Twitter is no stranger to online abuse, harassment, spam, and other such evils of a free, hyperconnected social media platform, and even though the company is trying to curb such abusive behavior, Twitter has failed repeatedly. In yet another attempt to clamp down on online abuse, Twitter acquired a startup named Smyte which specializes in providing tools to stop online harassment and spam, as well as data security and online privacy services.

But in less than 24 hours, Twitter shut down the startup and ended the services offered by Smyte with immediate effect for unknown reasons.

“Smyte’s products will help us address challenges in safety, spam and security more quickly and effectively. Their review tools and processes will be powerful additions to our own tools and technology that help us keep Twitter safe”, the company said in an official blog post yesterday.

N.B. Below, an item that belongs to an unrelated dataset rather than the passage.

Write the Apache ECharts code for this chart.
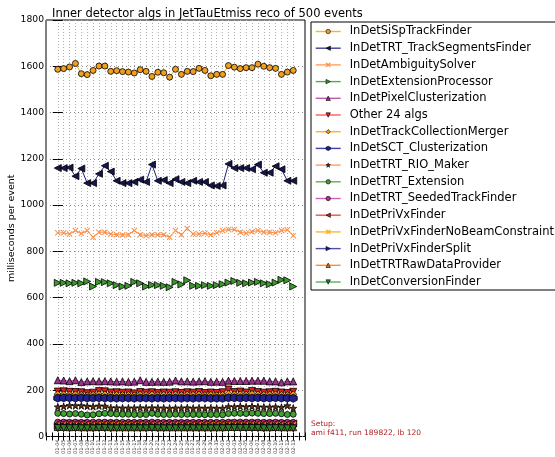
<!DOCTYPE html>
<html><head><meta charset="utf-8">
<script src="https://cdn.jsdelivr.net/npm/echarts@6/dist/echarts.min.js"></script>
<style>html,body{margin:0;padding:0;background:#fff}#c{width:555px;height:457px}</style>
</head><body><div id="c"></div>
<script>
const categories = ['01-04','01-05','01-06','01-07','01-08','01-09','01-10','01-11','01-12','01-13','01-14','01-15','01-16','01-17','01-18','01-19','01-20','01-21','01-22','01-23','01-24','01-25','01-26','01-27','01-28','01-29','01-30','01-31','02-01','02-02','02-03','02-04','02-05','02-06','02-07','02-08','02-09','02-10','02-11','02-12','02-13'];
const yTickValues = [0,200,400,600,800,1000,1200,1400,1600,1800];

const siSpTrackFinder = [1587,1590,1597,1612,1568,1564,1582,1601,1601,1578,1581,1577,1575,1571,1585,1578,1556,1574,1572,1553,1587,1565,1578,1577,1591,1582,1559,1565,1565,1603,1596,1590,1594,1594,1609,1600,1594,1591,1565,1575,1582];
const trtTrackSegmentsFinder = [1160,1160,1162,1125,1158,1095,1095,1135,1170,1145,1105,1095,1095,1100,1110,1100,1175,1105,1108,1095,1112,1100,1095,1105,1100,1100,1085,1083,1085,1178,1160,1160,1160,1155,1175,1140,1140,1168,1155,1105,1105];
const ambiguitySolver = [880,880,875,890,877,890,861,883,883,875,872,871,872,890,872,868,872,872,872,861,890,872,899,875,875,878,872,880,890,894,894,883,878,885,890,883,883,880,890,893,868];
const extensionProcessor = [664,664,662,664,662,670,648,668,667,662,654,648,651,668,662,648,655,654,651,645,668,657,675,651,651,654,651,654,658,665,672,664,662,665,668,662,658,665,677,675,648];
const pixelClusterization = [243,242,239,243,235,238,239,238,239,238,237,238,236,237,243,236,236,237,236,237,242,238,238,237,238,239,236,237,236,241,240,240,240,241,241,241,238,238,234,238,238];
const otherAlgs = [194,195,193,192,191,187,189,196,195,190,191,189,190,186,192,189,191,188,190,189,191,188,191,189,192,188,190,188,191,203,192,194,190,197,192,189,191,193,190,188,193];
const trackCollectionMerger = [183,182,181,182,180,178,180,183,182,179,180,179,180,178,181,180,181,179,180,179,181,179,181,180,181,179,180,178,180,185,182,182,181,184,182,180,181,182,180,179,182];
const sctClusterization = [166,167,167,166,167,166,166,167,166,166,165,166,166,165,166,166,165,166,165,166,166,165,166,165,166,166,165,165,165,167,167,166,167,166,167,166,166,167,166,166,165];
const trtRioMaker = [128,130,134,133,133,131,129,132,131,124,124,123,123,123,124,123,124,123,123,122,123,123,124,122,123,122,123,122,122,129,128,130,128,130,128,127,127,128,126,133,122];
const trtExtension = [100,99,97,99,96,93,94,98,100,99,97,96,96,95,95,95,100,96,95,95,96,95,96,95,95,94,95,95,94,99,100,100,99,101,100,99,99,100,98,95,96];
const trtSeededTrackFinder = [62,62,61,62,61,61,62,62,62,61,61,61,61,61,61,61,62,61,61,61,61,61,61,61,61,61,61,61,61,62,62,62,62,62,62,61,61,62,61,61,61];
const priVxFinder = [56,57,56,56,56,55,55,56,56,56,55,55,55,55,56,55,56,55,55,55,56,55,56,55,56,55,55,55,55,57,56,56,56,57,56,56,56,56,55,55,56];
const priVxNoBeam = [51,51,50,51,50,50,50,51,51,50,50,50,50,50,51,50,50,50,50,50,51,50,50,50,50,50,50,50,50,51,51,51,51,51,51,50,50,51,50,50,50];
const priVxSplit = [45,46,45,45,45,44,44,45,45,45,44,44,44,44,45,44,45,44,44,44,45,44,45,44,45,44,44,44,44,46,45,45,45,45,45,45,45,45,44,44,45];
const trtRawDataProvider = [41,41,40,41,40,40,40,41,41,40,40,40,40,40,40,40,41,40,40,40,40,40,40,40,40,40,40,40,40,41,41,41,41,41,41,40,40,41,40,40,40];
const conversionFinder = [36,36,35,36,35,35,35,36,36,35,35,35,35,35,35,35,36,35,35,35,35,35,35,35,35,35,35,35,35,36,36,36,36,36,36,35,35,36,35,35,35];

const seriesNames = ['InDetSiSpTrackFinder','InDetTRT_TrackSegmentsFinder','InDetAmbiguitySolver','InDetExtensionProcessor','InDetPixelClusterization','Other 24 algs','InDetTrackCollectionMerger','InDetSCT_Clusterization','InDetTRT_RIO_Maker','InDetTRT_Extension','InDetTRT_SeededTrackFinder','InDetPriVxFinder','InDetPriVxFinderNoBeamConstraint','InDetPriVxFinderSplit','InDetTRTRawDataProvider','InDetConversionFinder'];
const seriesValues = [siSpTrackFinder,trtTrackSegmentsFinder,ambiguitySolver,extensionProcessor,pixelClusterization,otherAlgs,trackCollectionMerger,sctClusterization,trtRioMaker,trtExtension,trtSeededTrackFinder,priVxFinder,priVxNoBeam,priVxSplit,trtRawDataProvider,conversionFinder];

const X = 'path://M0,1.2L1.2,0L5,3.8L8.8,0L10,1.2L6.2,5L10,8.8L8.8,10L5,6.2L1.2,10L0,8.8L3.8,5Z';
const STAR = 'path://M5,0L6.2,3.8L10,3.8L7,6.2L8.1,10L5,7.6L1.9,10L3,6.2L0,3.8L3.8,3.8Z';
const HEX = 'path://M5,0L9.33,2.5L9.33,7.5L5,10L0.67,7.5L0.67,2.5Z';
const styles = [
  {line:'#FFA500', fill:'#F0A020', sym:'circle', rot:0, size:6},
  {line:'#1c1c80', fill:'#151550', sym:'triangle', rot:90, size:7},
  {line:'#FF8C40', fill:'#FF8C40', sym:X, rot:0, size:6, noEdge:true},
  {line:'#3c9a2c', fill:'#3c9a2c', sym:'triangle', rot:-90, size:7},
  {line:'#B040A0', fill:'#A03090', sym:'triangle', rot:0, size:7},
  {line:'#FF4040', fill:'#E02020', sym:'triangle', rot:180, size:7},
  {line:'#FFA500', fill:'#F0A000', sym:'diamond', rot:0, size:7},
  {line:'#2020A0', fill:'#202090', sym:HEX, rot:0, size:8},
  {line:'#FF8C40', fill:'#603010', sym:STAR, rot:0, size:7},
  {line:'#4AA030', fill:'#40A030', sym:'circle', rot:0, size:6},
  {line:'#CC44AA', fill:'#B03090', sym:'circle', rot:0, size:6},
  {line:'#EE3030', fill:'#D02020', sym:'triangle', rot:90, size:7},
  {line:'#FFAA00', fill:'#FFAA00', sym:X, rot:0, size:6, noEdge:true},
  {line:'#3030A0', fill:'#202080', sym:'triangle', rot:-90, size:7},
  {line:'#FF7F0E', fill:'#E07010', sym:'triangle', rot:0, size:7},
  {line:'#40A040', fill:'#308030', sym:'triangle', rot:180, size:7}
];

const xIdx = categories.map((c,i)=>i);
const xMin = -2, xMax = categories.length + 1;
const splitColors = [];
for (let v = xMin; v <= xMax; v++) splitColors.push((v >= 0 && v < categories.length) ? '#b0b0b0' : 'rgba(0,0,0,0)');

const series = seriesNames.map((name, k) => ({
  name, type:'line',
  data: seriesValues[k].map((v,i)=>[xIdx[i], v]),
  symbol: styles[k].sym, symbolRotate: styles[k].rot, symbolSize: styles[k].size,
  lineStyle: {color: styles[k].line, width: 1},
  itemStyle: {color: styles[k].fill, borderColor: styles[k].noEdge ? styles[k].fill : '#000', borderWidth: styles[k].noEdge ? 0 : 0.8},
  emphasis: {disabled: true}, animation: false, z: 2 + k * 0.01
}));

const FONT = 'DejaVu Sans';
const chart = echarts.init(document.getElementById('c'), null, {renderer:'canvas'});
chart.setOption({
  animation: false,
  textStyle: {fontFamily: FONT},
  title: {text: 'Inner detector algs in JetTauEtmiss reco of 500 events', left: 47, top: 3,
    textStyle: {fontFamily: FONT, fontSize: 11.5, fontWeight: 'normal', color: '#000'}},
  grid: {left: 46, right: 250, top: 20, bottom: 20, show: true, borderColor: '#000', borderWidth: 1, containLabel: false},
  legend: {orient: 'vertical', left: 311, top: 22, data: seriesNames,
    itemWidth: 25, itemHeight: 5.5, itemGap: 4.7,
    lineStyle: {width: 1.4, opacity: 0.85},
    itemStyle: {borderWidth: 0.6},
    borderColor: '#000', borderWidth: 1, backgroundColor: '#fff', padding: [3.5, 5, 2, 4],
    textStyle: {fontFamily: FONT, fontSize: 11.5, color: '#000', padding: [0,0,0,4]}},
  xAxis: [{type: 'value', min: xMin, max: xMax, interval: 1,
    axisLine: {show: false},
    axisTick: {show: true, inside: true, length: 4, lineStyle: {color: '#000'}},
    axisLabel: {rotate: 90, fontSize: 5, color: '#333', margin: 3,
      formatter: v => (v >= 0 && v < categories.length) ? categories[v] : ''},
    splitLine: {show: true, lineStyle: {type: [1, 2], color: splitColors, width: 1}}},
    {type: 'value', position: 'top', min: xMin, max: xMax, interval: 1,
    axisLine: {show: false}, axisLabel: {show: false}, splitLine: {show: false},
    axisTick: {show: true, inside: true, length: 4, lineStyle: {color: '#000'}}}],
  yAxis: [{type: 'value', min: yTickValues[0], max: yTickValues[yTickValues.length-1], interval: yTickValues[1]-yTickValues[0],
    name: 'milliseconds per event', nameLocation: 'middle', nameGap: 28.5,
    nameTextStyle: {fontFamily: FONT, fontSize: 9.5, color: '#000'},
    axisLine: {show: false},
    axisTick: {show: true, inside: true, length: 5, lineStyle: {color: '#000'}},
    axisLabel: {fontSize: 9.2, color: '#000', margin: 2, formatter: v => String(v)},
    splitLine: {show: true, lineStyle: {type: [1, 3], color: '#888'}}},
    {type: 'value', position: 'right', min: yTickValues[0], max: yTickValues[yTickValues.length-1], interval: yTickValues[1]-yTickValues[0],
    axisLine: {show: false}, axisLabel: {show: false}, splitLine: {show: false},
    axisTick: {show: true, inside: true, length: 5, lineStyle: {color: '#000'}}}],
  graphic: [{type: 'text', left: 311, top: 420,
    style: {text: 'Setup:\nami f411, run 189822, lb 120', fill: '#B22222', fontSize: 7.5, fontFamily: FONT, lineHeight: 9}}],
  series
});
</script></body></html>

Twitter sought to utilize Smyte’s anti-abuse tools by integrating them with its own technology, but the company did not reveal anything about an immediate shutdown.

According to a report from TechCrunch, a slow transition process to shift Smyte’s existing customers to other services was in the pipeline. But Twitter appears to have had a change of mind at the last minute by shutting down Smyte’s API with minimal warning, and little to no time for customers to switch to another service. Smyte’s sudden shutdown has left existing customers confused and enraged at the same time, as they did not get any prior notice except the last minute call, with no time left to find another option. Some customers didn’t even get the call, while a few had multiple years of service still left on their contract.

Affected users have revealed that Smyte has shut down its servers, closed the shared support channel and has even taken down official website’s homepage, which now directs visitors to a page announcing that the company is shutting down its business. Twitter’s acquisition of Smyte might have been for a benevolent purpose, but the company certainly got off to a wrong start with its latest move, attracting hateful response from miffed customers while aiming to promote healthy conversations.